Sepideh finds herself in the center of it: the accusations, led by her own husband, point to Sepideh being the architect of this nightmare scenario. She was the one who planned the getaway, who decided to take a chance and rent an abandoned villa right by the sea despite warnings of violent currents. She was the one who came up with the idea of introducing Elly to Ahmad. She was the one who forced Elly to stay against her will. She was the one.

In Farhadi’s cinema, the build-up to these moments is just as important as their culmination. Very often his drama resembles police procedurals, with each step being carefully planned and traced back to the preceding one. The journey is, in fact, much more insightful and telling about the nature of the characters than the final destination.
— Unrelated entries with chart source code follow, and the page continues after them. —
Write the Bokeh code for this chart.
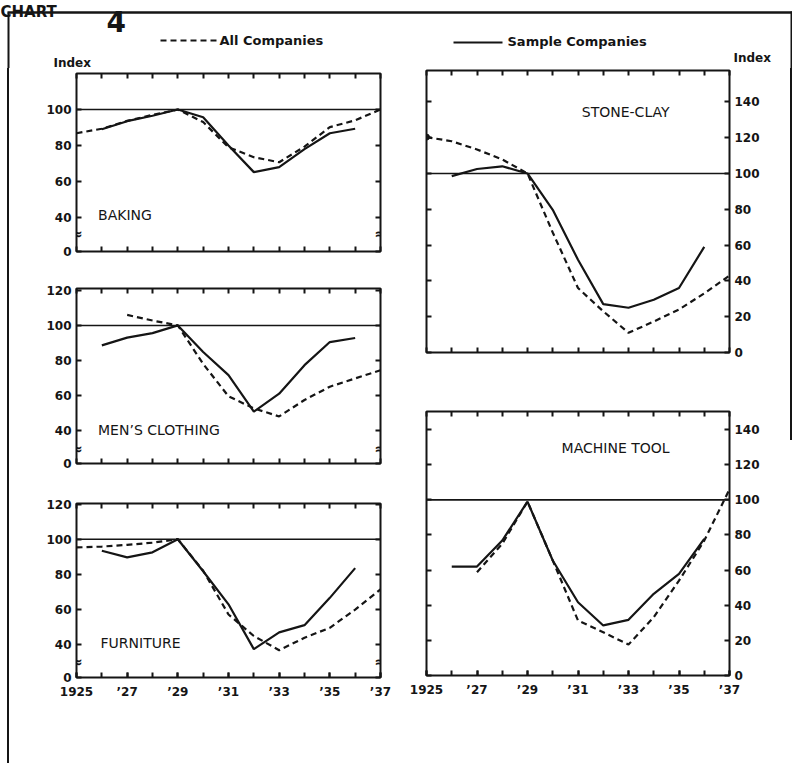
from bokeh.plotting import figure
from bokeh.layouts import column, row
from bokeh.models import Range1d, FixedTicker, LinearAxis, Span, Label, Spacer
from bokeh.core.properties import value
from bokeh.embed import file_html
from bokeh.resources import INLINE

# ---------------- data (index, 1929 = 100) ----------------
years = list(range(1925, 1938))
labelled_years = [1925, 1927, 1929, 1931, 1933, 1935, 1937]
year_labels = {1925: "1925", 1927: "\u201927", 1929: "\u201929", 1931: "\u201931",
               1933: "\u201933", 1935: "\u201935", 1937: "\u201937"}

baking_all_years = list(range(1925, 1938))
baking_all = [86.8, 89.3, 93.7, 97.0, 100.0, 93.0, 79.0, 73.5, 70.7, 79.4, 90.2, 94.0, 100.0]
baking_sample_years = list(range(1926, 1937))
baking_sample = [89.0, 93.5, 96.5, 100.0, 95.7, 80.0, 65.2, 68.0, 78.0, 86.8, 89.3]

mens_all_years = list(range(1927, 1938))
mens_all = [106.0, 102.8, 100.0, 78.0, 59.5, 52.6, 48.0, 57.4, 65.0, 69.7, 74.4]
mens_sample_years = list(range(1926, 1937))
mens_sample = [88.6, 93.0, 95.6, 100.0, 84.8, 71.6, 50.7, 61.0, 77.3, 90.5, 92.8]

furn_all_years = list(range(1925, 1938))
furn_all = [95.3, 95.8, 96.8, 98.0, 100.0, 82.0, 57.0, 44.7, 36.6, 43.7, 49.4, 59.8, 71.3]
furn_sample_years = list(range(1926, 1937))
furn_sample = [93.4, 89.6, 92.5, 100.0, 81.7, 62.8, 37.2, 46.8, 50.9, 66.5, 83.5]

stone_all_years = list(range(1925, 1938))
stone_all = [120.3, 118.0, 113.4, 107.8, 100.0, 67.0, 36.0, 23.0, 11.0, 17.3, 24.0, 33.0, 43.0]
stone_sample_years = list(range(1926, 1937))
stone_sample = [98.5, 102.5, 104.0, 100.0, 79.7, 51.8, 27.0, 25.0, 29.5, 36.0, 59.0]

mach_all_years = list(range(1927, 1938))
mach_all = [58.8, 75.0, 99.0, 65.5, 31.3, 24.6, 17.6, 33.2, 54.0, 76.8, 106.0]
mach_sample_years = list(range(1926, 1937))
mach_sample = [62.0, 62.0, 76.8, 99.0, 65.5, 41.7, 28.5, 31.7, 46.5, 57.9, 77.8]

left_ticks_baking = [21.1, 40, 60, 80, 100]
left_ticks_mens = [21.1, 40, 60, 80, 100, 120]
left_ticks_furn = [21.0, 40, 60, 80, 100, 120]
right_ticks = [0, 20, 40, 60, 80, 100, 120, 140]

INK = "#151515"
FONT = "DejaVu Sans"


def style_axis(ax, show):
    ax.axis_line_color = None
    for kind in ("major", "minor"):
        setattr(ax, kind + "_tick_in", 5)
        setattr(ax, kind + "_tick_out", 0)
        setattr(ax, kind + "_tick_line_width", 2)
        setattr(ax, kind + "_tick_line_color", INK)
    if show:
        ax.major_label_text_font = FONT
        ax.major_label_text_font_style = "bold"
        ax.major_label_text_font_size = "12px"
        ax.major_label_text_color = INK
        ax.major_label_standoff = 5
    else:
        ax.major_label_standoff = 0


def make_panel(w, h, bl, br, bt, bb, ylo, yhi, yticks, zero_tick, label_side, show_x,
               name, name_x, name_y, all_x, all_y, smp_x, smp_y, breaks):
    p = figure(width=w, height=h, x_range=Range1d(1925, 1937), y_range=Range1d(ylo, yhi),
               output_backend="svg", toolbar_location=None,
               x_axis_location=None, y_axis_location=None,
               min_border_left=bl, min_border_right=br, min_border_top=bt, min_border_bottom=bb)
    p.grid.visible = False
    p.outline_line_color = INK
    p.outline_line_width = 2
    p.background_fill_color = "white"
    p.border_fill_color = "white"

    for loc in ("left", "right"):
        show = loc == label_side
        if show:
            ax = LinearAxis(ticker=FixedTicker(ticks=yticks))
        else:
            ax = LinearAxis(ticker=FixedTicker(ticks=[], minor_ticks=yticks))
        style_axis(ax, show)
        if show and zero_tick is not None:
            ax.major_label_overrides = {zero_tick: "0"}
        p.add_layout(ax, loc)
    for loc in ("above", "below"):
        show = (loc == "below") and show_x
        if show:
            ax = LinearAxis(ticker=FixedTicker(ticks=labelled_years, minor_ticks=years))
        else:
            ax = LinearAxis(ticker=FixedTicker(ticks=[], minor_ticks=years))
        style_axis(ax, show)
        if show:
            ax.major_label_overrides = {yr: year_labels[yr] for yr in labelled_years}
            ax.major_label_standoff = 7
        p.add_layout(ax, loc)

    p.add_layout(Span(location=100, dimension="width", line_color=INK, line_width=1.6))
    p.line(all_x, all_y, line_color=INK, line_width=2.2, line_dash="6 4")
    p.line(smp_x, smp_y, line_color=INK, line_width=2.2)

    p.add_layout(Label(x=name_x, y=name_y, text=name, text_font=FONT, text_font_size="14px",
                       text_color=INK, text_baseline="middle"))
    if breaks is not None:
        for bx in (1925, 1937):
            p.add_layout(Label(x=bx, y=breaks, text="\u2248", text_align="center",
                               text_baseline="middle", text_font=FONT, text_font_size="15px",
                               text_font_style="bold", text_color=INK))
    return p


LW, RW = 395, 386
baking = make_panel(LW, 207, 67, 24, 5, 24, 21.1, 120, left_ticks_baking, 21.1, "left", False,
                    "BAKING", 1925.85, 41.5, baking_all_years, baking_all,
                    baking_sample_years, baking_sample, 31)
mens = make_panel(LW, 215, 67, 24, 13, 27, 21.1, 121.1, left_ticks_mens, 21.1, "left", False,
                  "MEN\u2019S CLOTHING", 1925.85, 40, mens_all_years, mens_all,
                  mens_sample_years, mens_sample, 29.5)
furn = make_panel(LW, 273, 67, 24, 13, 86, 21.0, 120.4, left_ticks_furn, 21.0, "left", True,
                  "FURNITURE", 1925.95, 40.7, furn_all_years, furn_all,
                  furn_sample_years, furn_sample, 29.7)
stone = make_panel(RW, 312, 22, 61, 2, 28, 0, 157.5, right_ticks, None, "right", False,
                   "STONE-CLAY", 1931.15, 134.5, stone_all_years, stone_all,
                   stone_sample_years, stone_sample, None)
stone.scatter([stone_all_years[0]], [stone_all[0]], size=6, color=INK)
mach = make_panel(RW, 383, 22, 61, 31, 88, 0, 150.3, right_ticks, None, "right", True,
                  "MACHINE TOOL", 1930.35, 129.5, mach_all_years, mach_all,
                  mach_sample_years, mach_sample, None)

# ---------------- header (title, legend, axis titles) ----------------
HW = 7 + 2 + LW + RW + 2
hdr = figure(width=HW, height=68, x_range=Range1d(0, HW), y_range=Range1d(68, 0),
             output_backend="svg", toolbar_location=None,
             x_axis_location=None, y_axis_location=None,
             min_border_left=0, min_border_right=0, min_border_top=0, min_border_bottom=0)
hdr.grid.visible = False
hdr.outline_line_color = None
hdr.line([7, HW], [12, 12], line_color=INK, line_width=2.5)
hdr.line([8, 8], [12, 68], line_color=INK, line_width=2)
hdr.line([HW - 1, HW - 1], [11, 68], line_color=INK, line_width=2)
hdr.text(x=[0], y=[11], text=["CHART"], text_font=value(FONT), text_font_style="bold",
         text_font_size="15px", text_color=INK, text_baseline="alphabetic")
hdr.text(x=[106], y=[21], text=["4"], text_font=value(FONT), text_font_style="bold",
         text_font_size="28px", text_color=INK, text_baseline="alphabetic")
hdr.line([160, 217], [40, 40], line_color=INK, line_width=2.2, line_dash="6 4")
hdr.text(x=[219], y=[40], text=["All Companies"], text_font=value(FONT), text_font_style="bold",
         text_font_size="13px", text_color=INK, text_baseline="middle")
hdr.line([453, 502], [42, 42], line_color=INK, line_width=2.2)
hdr.text(x=[507], y=[41], text=["Sample Companies"], text_font=value(FONT),
         text_font_style="bold", text_font_size="13px", text_color=INK, text_baseline="middle")
hdr.text(x=[53], y=[62], text=["Index"], text_font=value(FONT), text_font_style="bold",
         text_font_size="12px", text_color=INK, text_baseline="middle")
hdr.text(x=[733], y=[57], text=["Index"], text_font=value(FONT), text_font_style="bold",
         text_font_size="12px", text_color=INK, text_baseline="middle")

BH = 695
left_border = row(Spacer(width=7, height=BH),
                  Spacer(width=2, height=BH, styles={"background-color": INK}))
right_border = column(Spacer(width=2, height=372, styles={"background-color": INK}),
                      Spacer(width=2, height=BH - 372))
body = row(left_border, column(baking, mens, furn), column(stone, mach), right_border)
layout = column(hdr, body)

open("out.html", "w").write(file_html(layout, INLINE))
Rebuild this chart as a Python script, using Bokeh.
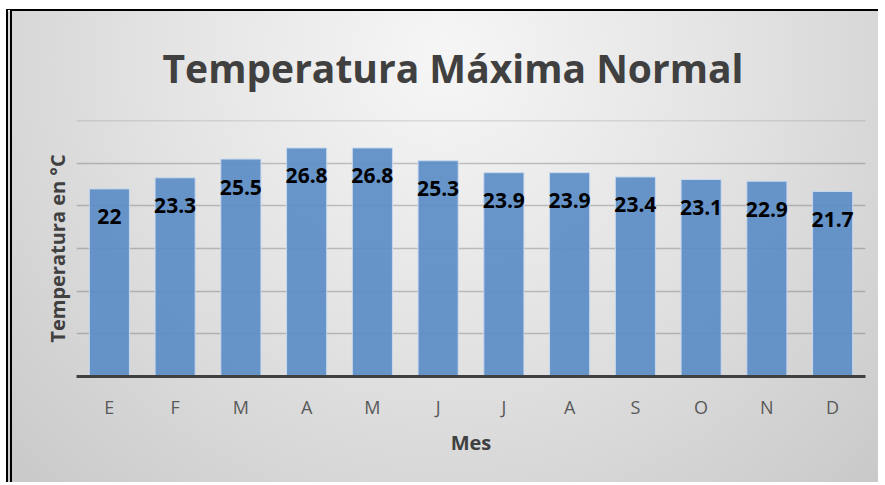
from bokeh.plotting import figure
from bokeh.models import Range1d, FixedTicker, ColumnDataSource
from bokeh.core.properties import value
from bokeh.embed import file_html
from bokeh.resources import INLINE

# ---- data ----
months = ["E", "F", "M", "A", "M", "J", "J", "A", "S", "O", "N", "D"]
temps = [22, 23.3, 25.5, 26.8, 26.8, 25.3, 23.9, 23.9, 23.4, 23.1, 22.9, 21.7]
y_ticks = [0, 5, 10, 15, 20, 25, 30]

positions = list(range(1, len(months) + 1))
labels = [f"{v:g}" for v in temps]

source = ColumnDataSource(dict(x=positions, top=temps, label=labels))

FONT = "Open Sans"

p = figure(
    width=872, height=473,
    output_backend="svg", toolbar_location=None,
    x_range=Range1d(0.5, len(months) + 0.5),
    y_range=Range1d(0, 30.02),
    min_border_left=64, min_border_right=19,
    min_border_top=109, min_border_bottom=108,
    title="Temperatura Máxima Normal",
)

p.styles = {
    "margin-left": "6px",
    "margin-top": "9px",
    "border-left": "6px double #000000",
    "border-top": "2px solid #000000",
    "background": "radial-gradient(ellipse at 50% 10%, #f6f6f6 0%, #e4e4e4 45%, #c9c9c9 100%)",
}
p.border_fill_color = None
p.background_fill_color = None
p.outline_line_color = None

# title
p.title.align = "left"
p.title.offset = 86
p.title.vertical_align = "middle"
p.title.standoff = 52
p.title.text_font = FONT
p.title.text_font_size = "39px"
p.title.text_font_style = "bold"
p.title.text_color = "#404040"

# bars
p.vbar(x="x", top="top", width=0.61, bottom=0, source=source,
       fill_color="#5b8cc6", fill_alpha=0.92,
       line_color="#c8d9ee", line_width=1)

# data labels
p.text(x="x", y="top", text="label", source=source,
       text_font=value(FONT), text_font_size="21px", text_font_style="bold",
       text_color="black", text_align="center", text_baseline="middle",
       y_offset=28)

# grid
p.xgrid.grid_line_color = None
p.ygrid.ticker = FixedTicker(ticks=y_ticks)
p.ygrid.grid_line_color = "#000000"
p.ygrid.grid_line_alpha = 0.2
p.ygrid.grid_line_width = 1.5

# x axis
p.xaxis.ticker = FixedTicker(ticks=positions)
p.xaxis.major_label_overrides = {i: m for i, m in zip(positions, months)}
p.xaxis.axis_line_color = "#404040"
p.xaxis.axis_line_width = 3
p.xaxis.major_tick_line_color = None
p.xaxis.minor_tick_line_color = None
p.xaxis.major_label_text_font = FONT
p.xaxis.major_label_text_font_size = "18px"
p.xaxis.major_label_text_color = "#595959"
p.xaxis.major_label_standoff = 12
p.xaxis.axis_label = "Mes"
p.xaxis.axis_label_text_font = FONT
p.xaxis.axis_label_text_font_size = "20px"
p.xaxis.axis_label_text_font_style = "bold"
p.xaxis.axis_label_text_color = "#404040"
p.xaxis.axis_label_standoff = 7

# y axis (no tick labels; only the title)
p.yaxis.ticker = FixedTicker(ticks=[])
p.yaxis.major_tick_line_color = None
p.yaxis.minor_tick_line_color = None
p.yaxis.axis_line_color = None
p.yaxis.axis_label = "Temperatura en °C"
p.yaxis.axis_label_text_font = FONT
p.yaxis.axis_label_text_font_size = "20px"
p.yaxis.axis_label_text_font_style = "bold"
p.yaxis.axis_label_text_color = "#404040"
p.yaxis.axis_label_standoff = 6

open("out.html", "w").write(file_html(p, INLINE))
About Elly never falls into the trap of over-emphasizing the drama of the story. Characters react the way normal people would. They panic, yes, but they also think of their role in the tragedy and desperately try to wipe their hands clean, as clean as possible. In the end, only Sepideh has the faintest idea of who Elly was. And perhaps, not even she does.
Farhadi’s characters are people with back stories to which we have very little access to. About Elly is a film about anything but Elly. It’s about characters projecting their own ideas onto a person they barely knew. Farhadi skillfully finds the drama in the idea of reconstructing a person’s identity without the proper tools in the face of an unexplainable tragedy. Tragedy in the mundane is the most terrifying and this movie confirms this, raising the essential questions of how well do we know somebody? How can I trust this person? How can I love this person? Where did I go wrong? How would I react if you were Sepideh? These are all questions that come to mind when watching About Elly – a film without ghosts, jump scares and horrifying prophecies, yet a film that is still capable of scaring the viewer by posing real, hard questions. Questions we hope we may never have to answer.